Por Alfredo Sepúlveda*
{*Profesor escuela de periodismo UAH. Director de Comunicar}
En el idioma aymara, “mirar para adelante” significa contemplar el pasado. El pasado, para esta cultura, es lo que podemos observar, lo que conocemos, y por lo tanto, está frente a nosotros. El futuro, por el contrario, es misterioso, indefinido, oculto a nuestros ojos. El porvenir está a nuestras espaldas.
Desde hace un tiempo, la década de los 80 parece estar al frente nuestro, como si la cultura aymara, en una suerte de venganza pop, se hubiera tomado la tan occidental cultura urbana chilena, siempre preocupada del futuro. Tres ejemplos se me vienen a la cabeza: el programa “TV o no TV”, la serie “los 80” y el giro que experimentó Radio Concierto hace un tiempo, que consistió en dirigir su programación musical al segmento entre 30 y 40 años.
La explicación no es tan compleja. Los treintañeros son un estrato demográfico con poder de decisión y compra, y los medios de comunicación y las agencias de publicidad quieren tratar con ellos. Según datos del INE, son algo así como dos millones cuatrocientas mil personas.
Las décadas suelen amontonarse como papeles en el escritorio de un trabajólico, pero siempre hay una que destaca, que brilla: aquella en la que fuimos jóvenes. Por eso los programas de radio para la tercera edad tocan tango, y los motoqueros cincuentones llevan Led Zeppelin en sus ipods. Nada de esto es novedad, pero ocurre que los ochenta, por primera vez, entran a este sistema de nostalgia comercial (después del 2010 le va a tocar a los noventa).
Cumplí 19 años en 1988. Reconozco que hoy me quedo pegado mirando la ambientación de “Los 80”, que la música de radio Concierto me hace escucharla quizás más que otras radios cuando manejo, y que no me desagradó anoche ver segmentos de el Festival de la Una en “TV o no TV”. Sin embargo, creo que los ochenta no fueron más especiales que los setenta o los noventa.
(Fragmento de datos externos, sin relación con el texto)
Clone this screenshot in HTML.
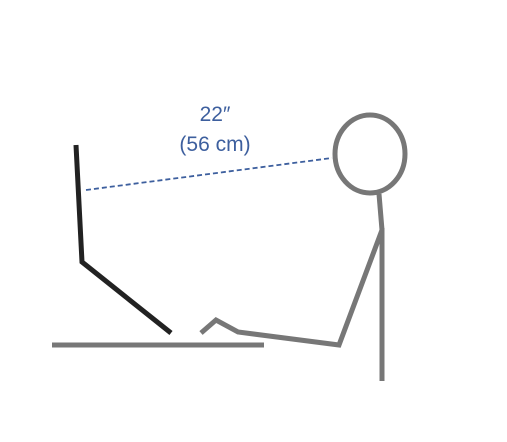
<!DOCTYPE html>
<html>
<head>
<meta charset="utf-8">
<style>
html,body{margin:0;padding:0;background:#fff;}
svg{display:block;}
text{font-family:"Liberation Sans",sans-serif;}
</style>
</head>
<body>
<svg width="507" height="442" viewBox="0 0 507 442">
  <line x1="52" y1="345" x2="264" y2="345" stroke="#777" stroke-width="5"/>
  <polyline points="76,145 82,262 171,333" fill="none" stroke="#222" stroke-width="5" stroke-linejoin="miter"/>
  <polyline points="201,333 216,320 238,332 339,345 382,230" fill="none" stroke="#777" stroke-width="5" stroke-linejoin="miter"/>
  <line x1="379" y1="194" x2="382" y2="230" stroke="#777" stroke-width="5"/>
  <line x1="382" y1="228" x2="382" y2="381" stroke="#777" stroke-width="5"/>
  <ellipse cx="370" cy="154" rx="35" ry="39" fill="none" stroke="#777" stroke-width="5"/>
  <line x1="86" y1="190" x2="332" y2="158" stroke="#3d5f9e" stroke-width="1.8" stroke-dasharray="5,3"/>
  <text x="215" y="121" text-anchor="middle" font-size="21" fill="#3d5f9e">22″</text>
  <text x="215" y="151" text-anchor="middle" font-size="21" fill="#3d5f9e">(56 cm)</text>
</svg>
</body>
</html>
Tal vez la última década “especial” fue la de los sesenta, que básicamente impulsó las idea de libertad como nunca antes. Los ochenta fueron especiales para mí simplemente porque fui joven. Y ahora soy adulto y me venden esa nostalgia. Y la compro.
Nada malo con eso.
Pero ¿significa algo hoy? En el libro “La era ochentera”, de Óscar Contardo y Macarena García, los autores analizan, curiosamente, el fenómeno de la televisión de la época justamente porque es el momento en que ese medio de comunicación se hace masivo. De alguna manera –y lo es también en mi recuerdo– el país abandona la calle, la plaza, como lugar donde se conversa, y se vuelca a la televisión, donde los mensajes se deciden en los canales (o en este caso, en el gobierno), y se entregan a la población. Es el momento en que este largo y aburrido romance de los chilenos con su televisión comienza de verdad. A todo color.
De modo que los ochenta también tienen sus cosas. Dictadura aparte, fueron menos épicos que los sesenta, menos terroríficos que los setenta, más pobres que los noventa y aparentemente más subdesarrollados que esta década (¿cómo se llama, a propósito? ¿“los dos mil”?) y marcan el paso del Chile con teléfonos a perilla al Chile comunicado, aunque sea a través de la tele.
Pero uno no puede escuchar todo el tiempo a Hall & Oates. Todo tiempo pasado fue mejor hasta que nos subimos a la máquina del tiempo. Los aymara pueden tener razón: solo estamos seguros del pasado. Pero eso no evita que el presente, y sobre todo el futuro, estén a la vuelta de la esquina.